— To do —
Repeat each entry word for word. Leave any images out of the copy.

═══ Record extracts

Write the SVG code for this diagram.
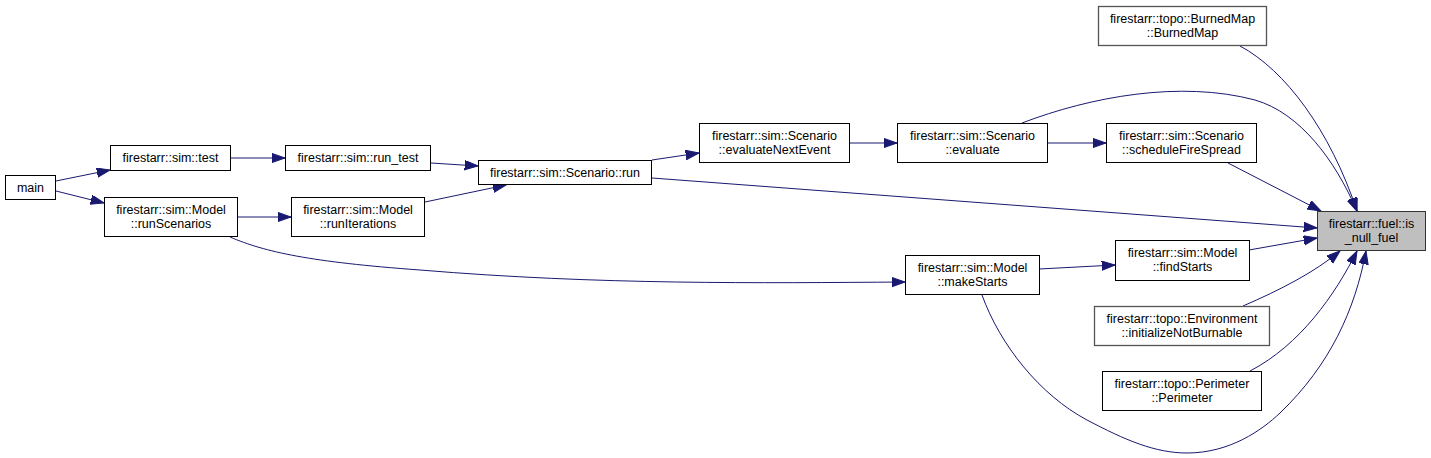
<svg xmlns="http://www.w3.org/2000/svg" width="1431" height="458" viewBox="0 0 1431 458">
<style>
.n rect{fill:#ffffff;stroke:#000000;stroke-width:1}
.g rect{stroke:#555555;stroke-width:1.3}
.h rect{fill:#bfbfbf;stroke:#333333;stroke-width:1}
text{font-family:"Liberation Sans",Arial,sans-serif;font-size:12.5px;fill:#000000;text-anchor:middle}
#edges path{fill:none;stroke:#191970;stroke-width:1;marker-end:url(#ah)}
</style>
<defs>
<marker id="ah" markerUnits="userSpaceOnUse" markerWidth="15" markerHeight="11" refX="13.3" refY="4.7" orient="auto">
<path d="M0,0 L13.3,4.7 L0,9.4 z" fill="#191970" stroke="#191970" stroke-width="1"/>
</marker>
</defs>
<rect x="0" y="0" width="1431" height="458" fill="#ffffff"/>
<g id="edges">
<path d="M56,181 L110,170"/>
<path d="M56,191 L104,203"/>
<path d="M231,158 L285,158"/>
<path d="M237,217 L291,217"/>
<path d="M431,163 L478,166"/>
<path d="M425,202 L506,185"/>
<path d="M652,160 L699,153"/>
<path d="M849,143 L897,143"/>
<path d="M1047,143 L1106,143"/>
<path d="M652,178 L1317,228"/>
<path d="M1022,123 C1090,97 1180,80 1255,100 C1300,113 1335,160 1357,211"/>
<path d="M1240,46 C1285,70 1330,130 1357,211"/>
<path d="M1228,163 L1321,211"/>
<path d="M1249,250 L1317,238"/>
<path d="M1039,269 L1115,265"/>
<path d="M1243,306 C1280,290 1315,272 1340,251"/>
<path d="M1250,371 C1300,345 1335,295 1357,251"/>
<path d="M982,295 C1000,345 1040,395 1087,420 C1125,440 1155,453 1187,453 C1230,453 1262,430 1280,413 C1330,365 1355,310 1366,251"/>
<path d="M230,237 C265,252 310,262 420,270 C600,285 760,283 905,282"/>
</g>
<g id="main" class="n"><rect x="5.5" y="175.5" width="50" height="24"/><text x="30.5" y="191.5">main</text></g>
<g id="test" class="n"><rect x="110.5" y="145.5" width="120" height="25"/><text x="170.5" y="162">firestarr::sim::test</text></g>
<g id="run_test" class="n"><rect x="285.5" y="145.5" width="145" height="25"/><text x="358" y="162">firestarr::sim::run_test</text></g>
<g id="runScenarios" class="n"><rect x="104.5" y="197.5" width="133" height="39"/><text x="171" y="213.5">firestarr::sim::Model</text><text x="171" y="227.5">::runScenarios</text></g>
<g id="runIterations" class="n"><rect x="291.5" y="197.5" width="133" height="39"/><text x="358" y="213.5">firestarr::sim::Model</text><text x="358" y="227.5">::runIterations</text></g>
<g id="run" class="n"><rect x="478.5" y="160.5" width="173" height="24"/><text x="565" y="176.5">firestarr::sim::Scenario::run</text></g>
<g id="evaluateNextEvent" class="n"><rect x="699.5" y="123.5" width="150" height="39"/><text x="774.5" y="139.5">firestarr::sim::Scenario</text><text x="774.5" y="153.5">::evaluateNextEvent</text></g>
<g id="evaluate" class="n"><rect x="897.5" y="123.5" width="150" height="39"/><text x="972.5" y="139.5">firestarr::sim::Scenario</text><text x="972.5" y="153.5">::evaluate</text></g>
<g id="scheduleFireSpread" class="n"><rect x="1106.5" y="123.5" width="150" height="39"/><text x="1181.5" y="139.5">firestarr::sim::Scenario</text><text x="1181.5" y="153.5">::scheduleFireSpread</text></g>
<g id="BurnedMap" class="n g"><rect x="1098.5" y="6.5" width="168" height="39"/><text x="1182.5" y="22.5">firestarr::topo::BurnedMap</text><text x="1182.5" y="36.5">::BurnedMap</text></g>
<g id="is_null_fuel" class="n h"><rect x="1317.5" y="211.5" width="108" height="39"/><text x="1371.5" y="227.5">firestarr::fuel::is</text><text x="1371.5" y="241.5">_null_fuel</text></g>
<g id="findStarts" class="n"><rect x="1115.5" y="240.5" width="134" height="40"/><text x="1182.5" y="257">firestarr::sim::Model</text><text x="1182.5" y="271">::findStarts</text></g>
<g id="makeStarts" class="n"><rect x="905.5" y="255.5" width="134" height="39"/><text x="972.5" y="271.5">firestarr::sim::Model</text><text x="972.5" y="285.5">::makeStarts</text></g>
<g id="Environment" class="n g"><rect x="1094.5" y="306.5" width="175" height="39"/><text x="1182" y="322.5">firestarr::topo::Environment</text><text x="1182" y="336.5">::initializeNotBurnable</text></g>
<g id="Perimeter" class="n"><rect x="1102.5" y="371.5" width="159" height="39"/><text x="1182" y="387.5">firestarr::topo::Perimeter</text><text x="1182" y="401.5">::Perimeter</text></g>
</svg>
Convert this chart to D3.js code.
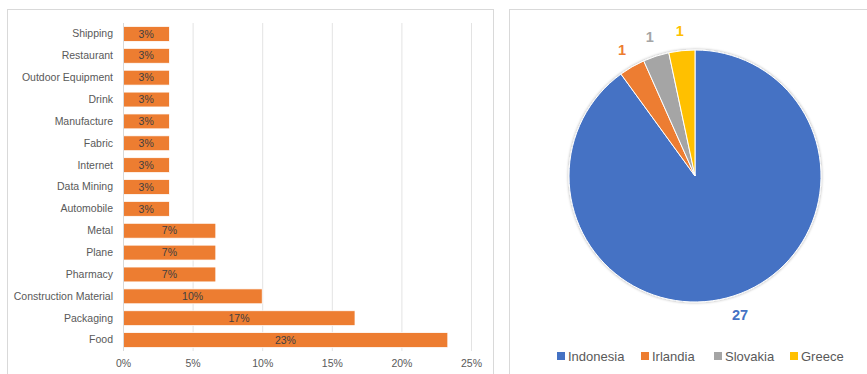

══════

— Reply to the exercise —
Write the SVG code for this diagram.
<svg xmlns="http://www.w3.org/2000/svg" width="1431" height="458" viewBox="0 0 1431 458">
<style>
.n rect{fill:#ffffff;stroke:#000000;stroke-width:1}
.g rect{stroke:#555555;stroke-width:1.3}
.h rect{fill:#bfbfbf;stroke:#333333;stroke-width:1}
text{font-family:"Liberation Sans",Arial,sans-serif;font-size:12.5px;fill:#000000;text-anchor:middle}
#edges path{fill:none;stroke:#191970;stroke-width:1;marker-end:url(#ah)}
</style>
<defs>
<marker id="ah" markerUnits="userSpaceOnUse" markerWidth="15" markerHeight="11" refX="13.3" refY="4.7" orient="auto">
<path d="M0,0 L13.3,4.7 L0,9.4 z" fill="#191970" stroke="#191970" stroke-width="1"/>
</marker>
</defs>
<rect x="0" y="0" width="1431" height="458" fill="#ffffff"/>
<g id="edges">
<path d="M56,181 L110,170"/>
<path d="M56,191 L104,203"/>
<path d="M231,158 L285,158"/>
<path d="M237,217 L291,217"/>
<path d="M431,163 L478,166"/>
<path d="M425,202 L506,185"/>
<path d="M652,160 L699,153"/>
<path d="M849,143 L897,143"/>
<path d="M1047,143 L1106,143"/>
<path d="M652,178 L1317,228"/>
<path d="M1022,123 C1090,97 1180,80 1255,100 C1300,113 1335,160 1357,211"/>
<path d="M1240,46 C1285,70 1330,130 1357,211"/>
<path d="M1228,163 L1321,211"/>
<path d="M1249,250 L1317,238"/>
<path d="M1039,269 L1115,265"/>
<path d="M1243,306 C1280,290 1315,272 1340,251"/>
<path d="M1250,371 C1300,345 1335,295 1357,251"/>
<path d="M982,295 C1000,345 1040,395 1087,420 C1125,440 1155,453 1187,453 C1230,453 1262,430 1280,413 C1330,365 1355,310 1366,251"/>
<path d="M230,237 C265,252 310,262 420,270 C600,285 760,283 905,282"/>
</g>
<g id="main" class="n"><rect x="5.5" y="175.5" width="50" height="24"/><text x="30.5" y="191.5">main</text></g>
<g id="test" class="n"><rect x="110.5" y="145.5" width="120" height="25"/><text x="170.5" y="162">firestarr::sim::test</text></g>
<g id="run_test" class="n"><rect x="285.5" y="145.5" width="145" height="25"/><text x="358" y="162">firestarr::sim::run_test</text></g>
<g id="runScenarios" class="n"><rect x="104.5" y="197.5" width="133" height="39"/><text x="171" y="213.5">firestarr::sim::Model</text><text x="171" y="227.5">::runScenarios</text></g>
<g id="runIterations" class="n"><rect x="291.5" y="197.5" width="133" height="39"/><text x="358" y="213.5">firestarr::sim::Model</text><text x="358" y="227.5">::runIterations</text></g>
<g id="run" class="n"><rect x="478.5" y="160.5" width="173" height="24"/><text x="565" y="176.5">firestarr::sim::Scenario::run</text></g>
<g id="evaluateNextEvent" class="n"><rect x="699.5" y="123.5" width="150" height="39"/><text x="774.5" y="139.5">firestarr::sim::Scenario</text><text x="774.5" y="153.5">::evaluateNextEvent</text></g>
<g id="evaluate" class="n"><rect x="897.5" y="123.5" width="150" height="39"/><text x="972.5" y="139.5">firestarr::sim::Scenario</text><text x="972.5" y="153.5">::evaluate</text></g>
<g id="scheduleFireSpread" class="n"><rect x="1106.5" y="123.5" width="150" height="39"/><text x="1181.5" y="139.5">firestarr::sim::Scenario</text><text x="1181.5" y="153.5">::scheduleFireSpread</text></g>
<g id="BurnedMap" class="n g"><rect x="1098.5" y="6.5" width="168" height="39"/><text x="1182.5" y="22.5">firestarr::topo::BurnedMap</text><text x="1182.5" y="36.5">::BurnedMap</text></g>
<g id="is_null_fuel" class="n h"><rect x="1317.5" y="211.5" width="108" height="39"/><text x="1371.5" y="227.5">firestarr::fuel::is</text><text x="1371.5" y="241.5">_null_fuel</text></g>
<g id="findStarts" class="n"><rect x="1115.5" y="240.5" width="134" height="40"/><text x="1182.5" y="257">firestarr::sim::Model</text><text x="1182.5" y="271">::findStarts</text></g>
<g id="makeStarts" class="n"><rect x="905.5" y="255.5" width="134" height="39"/><text x="972.5" y="271.5">firestarr::sim::Model</text><text x="972.5" y="285.5">::makeStarts</text></g>
<g id="Environment" class="n g"><rect x="1094.5" y="306.5" width="175" height="39"/><text x="1182" y="322.5">firestarr::topo::Environment</text><text x="1182" y="336.5">::initializeNotBurnable</text></g>
<g id="Perimeter" class="n"><rect x="1102.5" y="371.5" width="159" height="39"/><text x="1182" y="387.5">firestarr::topo::Perimeter</text><text x="1182" y="401.5">::Perimeter</text></g>
</svg>
Convert this chart to D3.js code.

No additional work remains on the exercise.